The way people search for information is changing. Search engines have steadily shifted toward giving users answers directly on the results page, reducing the number of clicks to individual websites. AI-driven summaries now appear above traditional results. Featured snippets resolve simple questions before someone ever visits a page. Platforms like Google are increasingly organizing information so users stay within the search environment rather than navigate away from it.
For many industries, this evolution has raised questions about whether SEO still carries the same value it once did. But for law firms, especially those focused on personal injury, workers’ compensation, or disability benefits, search visibility remains a critical factor in attracting qualified clients. Even as search behavior evolves, the underlying need stays the same: when someone needs legal help, they look for answers online. Firms that invest in search optimization continue to benefit from increased visibility, authority, and trust—regardless of how many clicks a single search produces.
Understanding What Zero-Click Really Means
Zero-click search does not mean people stop seeking information. It means search engines are trying to satisfy initial questions quickly and efficiently. Someone may receive a short explanation directly in the search results, but that response rarely addresses the complexity of a legal problem. A brief AI-generated answer cannot determine whether someone qualifies for SSDI, whether they should pursue a claim after a car accident, or what their next steps should be after a workplace injury. Those questions lead users deeper, and when they do, they look for authoritative sources.

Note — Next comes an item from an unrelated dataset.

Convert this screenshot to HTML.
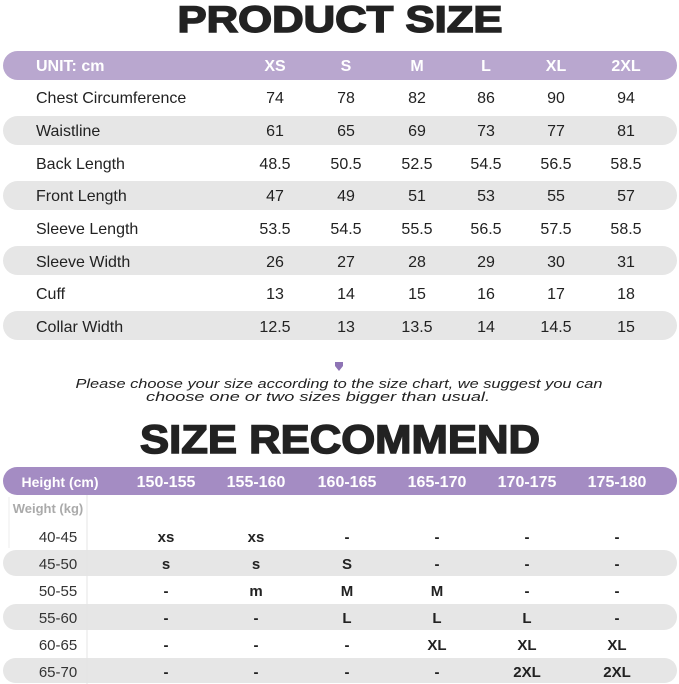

In the legal space, the click itself is not the goal. The goal is to ensure that when someone moves from general information to meaningful evaluation, your firm appears as a credible option. Strong SEO ensures that once a user decides they need more than a brief summary, they find a page that speaks clearly to their situation and guides them toward action.
Search Behavior Still Signals Intent
Even in a zero-click environment, the search terms people use provide insight into their needs and level of urgency. Individuals dealing with legal issues rarely stop after one glance at a search result. They research further because legal decisions carry consequences, require interpretation, and involve personal stakes. This deeper research is where law firms earn trust, and it is where SEO continues to matter.
High-intent searches, such as questions about timelines, qualifications, compensation, eligibility, or next steps, still lead people to full articles and dedicated practice pages. These pages allow firms to demonstrate expertise, clarify expectations, and help users understand whether the firm is the right fit. Zero-click trends may handle surface-level questions, but they do not address the deeper needs that drive hiring decisions.
Visibility Builds Credibility, Even Without a Click
Search presence influences perception. When a firm appears consistently in search results—whether through AI responses, featured snippets, local listings, or traditional organic rankings—it gains credibility. Users trust names they see repeatedly, especially when researching a stressful or unfamiliar topic.
For attorneys, this visibility becomes a form of pre-qualification. A potential client who has seen your firm on multiple search results may feel more confident when clicking your site, calling your office, or submitting an online form. SEO builds familiarity, and familiarity supports trust long before intake begins.
Supporting AI-Driven Search Requires Strong SEO
As search engines incorporate AI more deeply, the underlying information used to generate responses still comes from optimized, authoritative sources. AI does not invent expertise; it pulls from high-quality content that aligns with user needs. This means firms with clear, structured, well-researched content stand a better chance of being included in AI-driven search summaries.
SEO is no longer only about ranking on the first page of Google. It is also about shaping the information ecosystem that AI uses to answer questions. Firms that invest in well-organized content, schema markup, and high-intent keyword strategy are positioned to appear in these new forms of search exposure, even if the user does not immediately click through.
Organic Search Remains a Strong Predictor of Case Quality
While paid advertising can generate leads quickly, organic search traffic often produces stronger, more qualified inquiries. Someone who finds your firm through search is usually engaged in a deliberate process of research. They have a specific need and are evaluating their options thoughtfully. These users convert at higher rates and typically require less qualification during intake.
Zero-click search has not changed this. People with real legal needs still visit websites when they require depth, context, or reassurance. As long as legal problems remain complex, organic search will continue to be a powerful channel for attracting cases that align with a firm’s strengths.
SEO Creates Long-Term Stability
Digital advertising costs fluctuate. Social algorithms shift. Referral pipelines expand and contract. SEO remains one of the few long-term marketing investments that produces compounding returns. A well-built library of optimized content continues attracting case-ready clients for years. Even when search behavior evolves, firms with strong foundational SEO adapt more smoothly because their content is already structured around the questions clients genuinely ask.
Zero-click environments may reduce the number of clicks on certain types of queries, but they do not eliminate the value of well-organized information. They simply highlight the importance of creating content that goes beyond simple answers and speaks directly to the decisions potential clients need to make.
SEO Still Matters Because Qualified Clients Still Search
The shift toward zero-click search is not a signal to walk away from SEO. It is a reminder to refine the way firms approach it. Search engines will continue to evolve, and AI will continue to shape how information is presented. But none of these changes eliminate the fundamental truth that people turn to search when they need legal help. The firms that show up clearly, consistently, and credibly are the ones that benefit.